Ethical dilemmas are constantly evolving as technology develops. The Ethical Resource Center defines the ethical dilemmas of the twenty-first century as privacy issues, financial mismanagement, intellectual property theft, cyber crime, and international corruption. In a world that is vastly different than the Leave-it-to-Beaver world of the 1950s, what should business ethics look like?
Ethics is a branch of philosophy designed to provide people with a framework for making decisions. Business ethics focuses on the goal of balancing profits with the values of society and individuals.
Ethics from the Law
One ethical framework draws moral standards from codified law. Under this approach, the test of whether an action is justified is whether it is legal. This approach is frequently used in the business context. It’s a relatively flexible approach because the law can be altered as the perceived need for ethical standards changes. For example, under codified law, businesses extend warranties to purchasers and failing to meet those warranty standards is unethical behavior.

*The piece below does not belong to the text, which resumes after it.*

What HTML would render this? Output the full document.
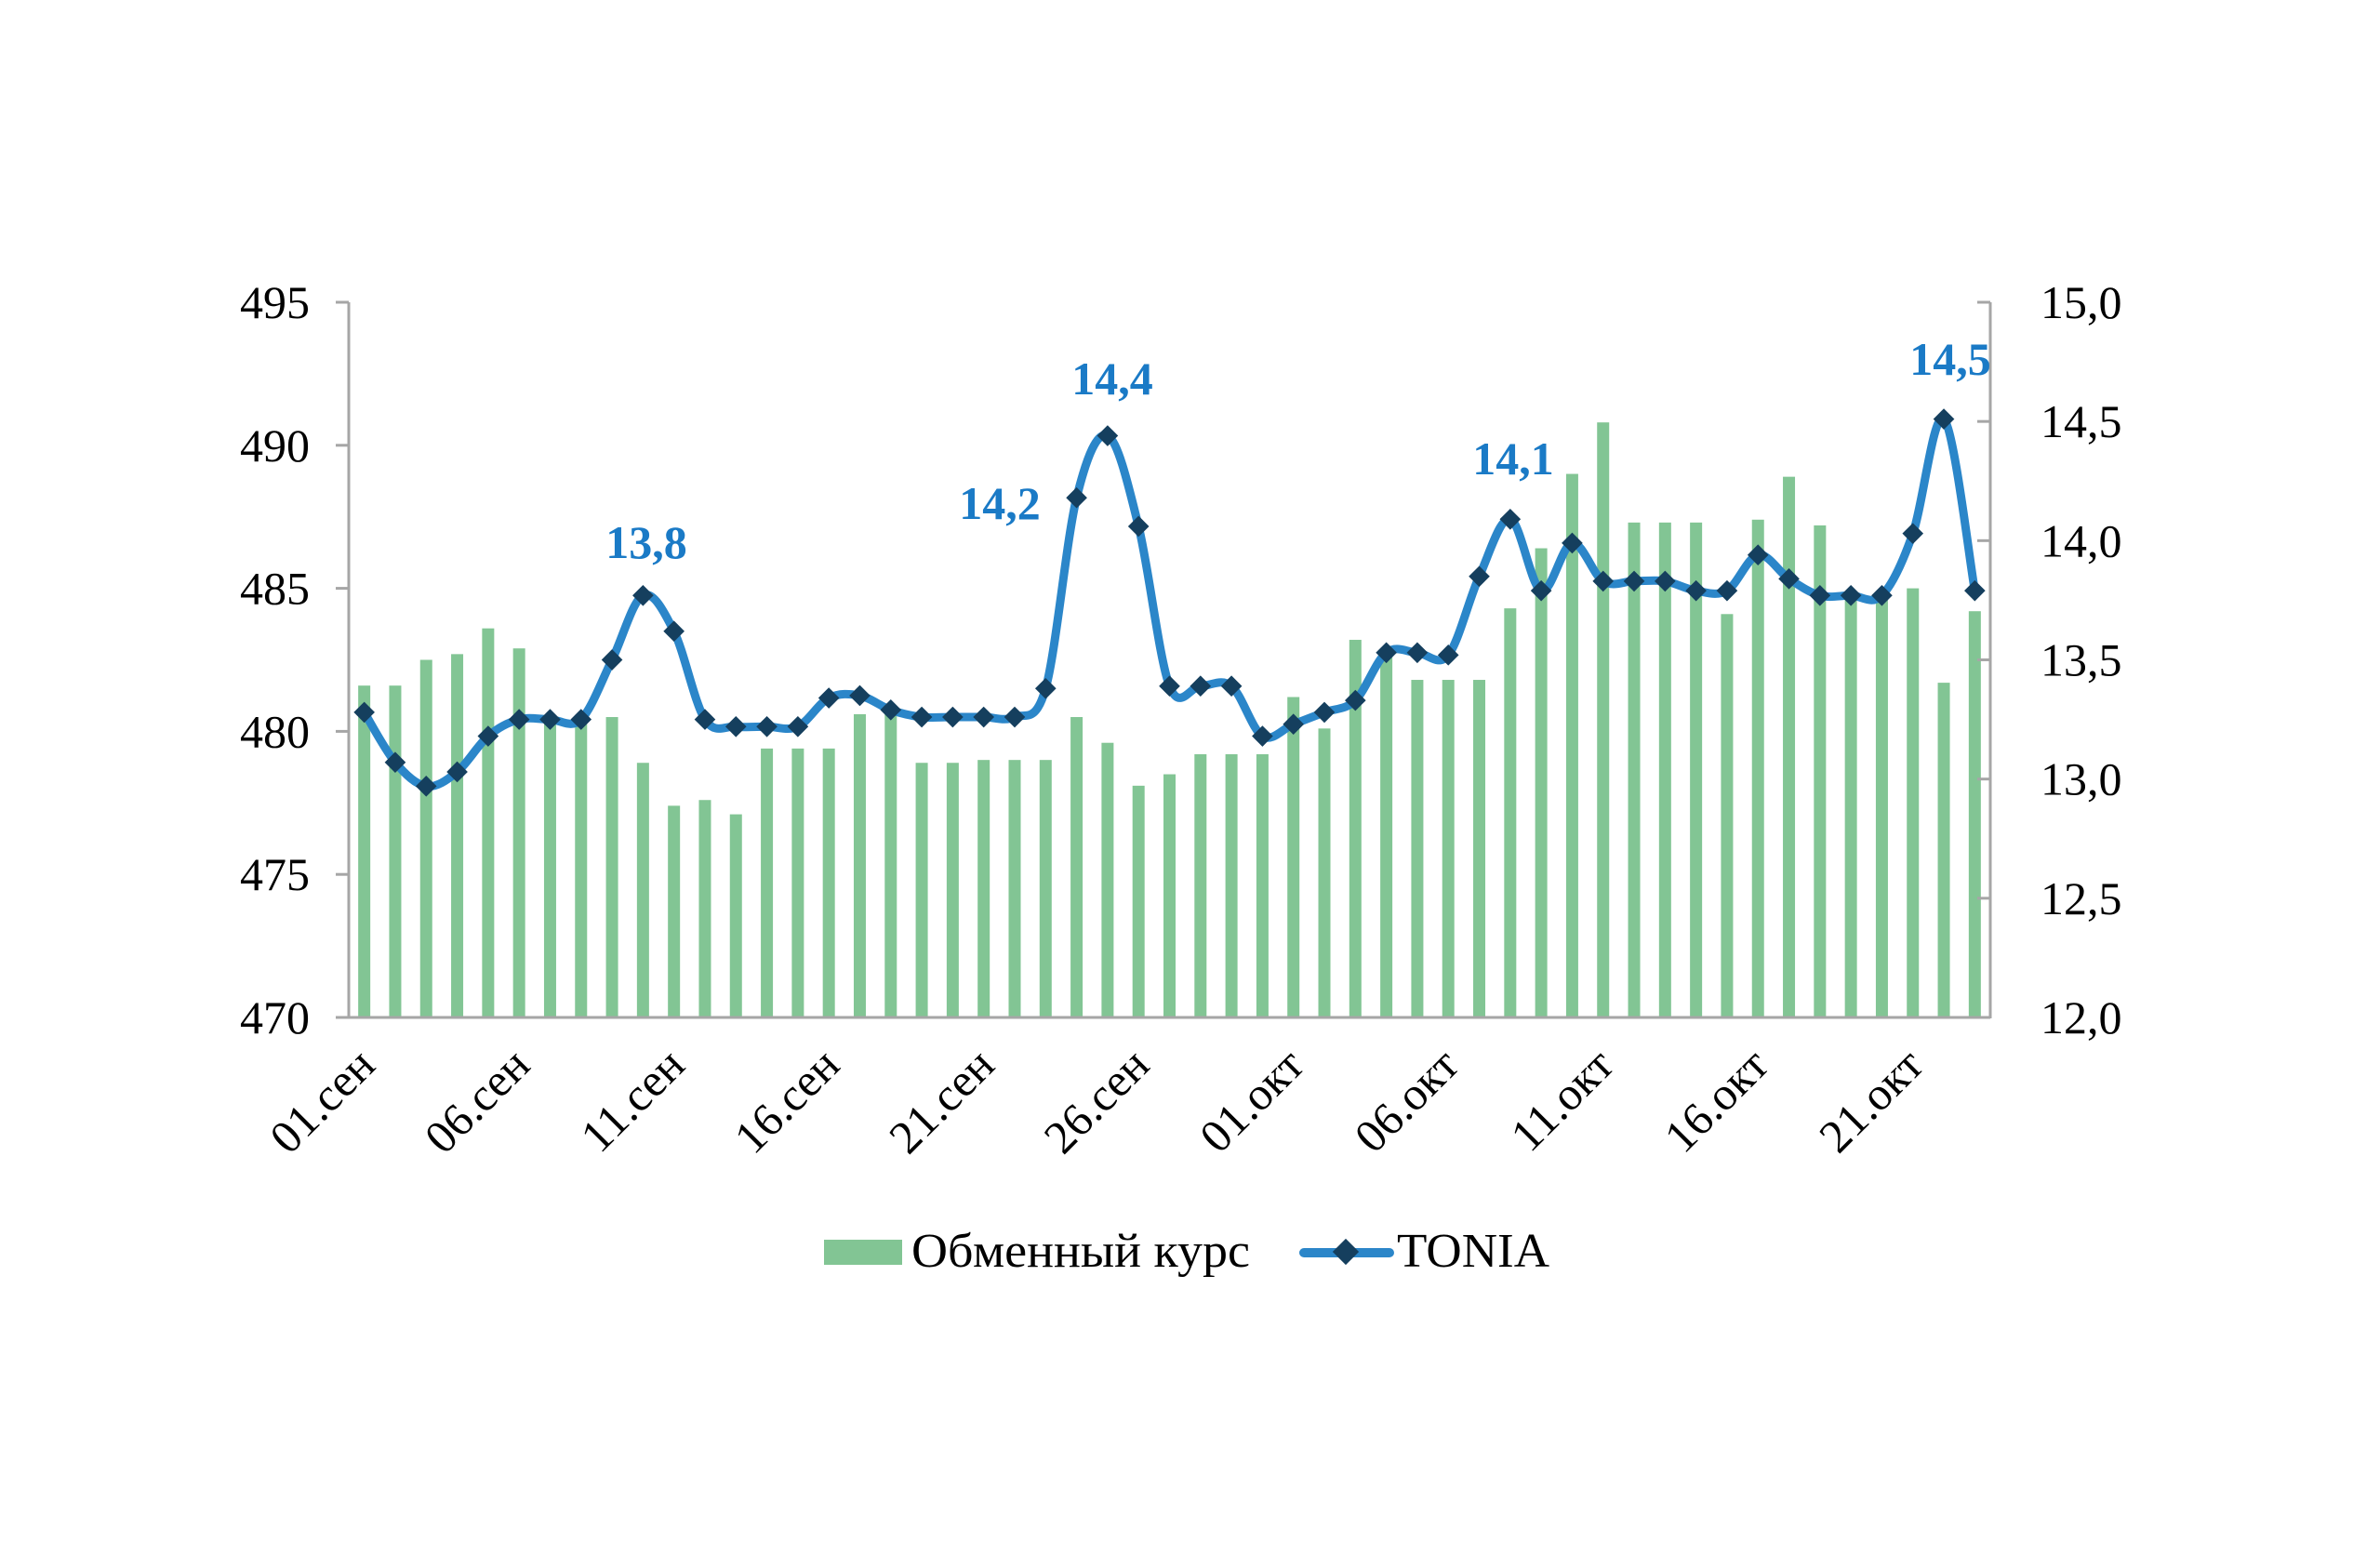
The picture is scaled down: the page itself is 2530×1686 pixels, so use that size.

When the law is the standard, ethics will evolve as judges apply it to new areas. As a result, what was ethical before may become unethical behavior. For example, prior to the Emancipation Proclamation it was perfectly legal to own slaves. Accordingly, from a positive law approach, it was also ethical. But since the Emancipation Proclamation and laws passed after the Civil War, slavery is illegal. The law changed and moved the ethical boundaries with it.
Under this approach, Jackson asks himself if it’s legal to close a plant. If the company isn’t doing anything illegal, it has the right to close any plant that it chooses. However, Jackson still feels unsettled and unsure what to do. Ellen has concerns that the bookkeeping magic she’s supposed to work isn’t legal, but her boss has given her an explanation that seems right. After all, she’ll only have to do it once.
Universal Standards for Ethics
Universal standards for ethics arise from several fronts. Fundamentally, this approach holds that ethics are set and cannot be changed by the shifting winds of the law. Instead, there is a natural law that sets the standards we should live by. This framework allows civil disobedience because sometimes the laws do not comply with a higher ethical standard.
Individuals such as theologian and philosopher Thomas Aquinas (1225-1274) believed that natural law derived from the nature of the world and the nature of humans. That is, there are clear moral constraints—actions that are always right or always wrong regardless of what the culture or law state.
Continuing the slavery example, it was morally and ethically right for the individuals in the north who had stops on the Underground Railroad to help the slaves escape to Canada. Even though there was a law on the books that made those actions illegal, a higher moral standard compelled them to act contrary to the law.
Ellen knows that it’s wrong to lie, and that’s what doctoring the books feels like. She drafts a resignation letter but hopes she doesn’t need to turn it in since she’s the primary breadwinner for her family and caregiver to her husband, who is terminally ill. Jackson evaluates his instructions to choose a plant to close and can find nothing about the situation that violates natural law. It’s simply a decision that has to be made for the good of the company. Feeling somewhat better, he conducts his analysis and makes a recommendation.
Situational Business Ethics
Situational business ethics, or moral relativism, calls for individuals to look at the underlying situation and make decisions based on those facts. While there may be large absolutes, those can only be understood and applied in the context of the current situation. For example, natural law states that stealing is wrong. Situational ethics might agree in general that stealing is wrong, but someone who is starving might find stealing justified. Do the motivations and circumstances excuse and justify the actions? If the answer is yes, the action is ethical.
Jackson evaluates the facts about each plant, and ultimately decides to keep three of them because he has friends employed at each. Situationally, that seems like the best approach. Sure, some people will lose jobs, but at least it won’t be people he knows. And he can justify the decision with a cost analysis. Ellen decides that she can doctor the books this once, because she needs her job. With her husband’s terminal illness, they can’t afford to lose her insurance.
Businesses may choose to rely on situational ethics in an international context because what is illegal (think bribery) in the United States is ethical and expected in other corners of the world.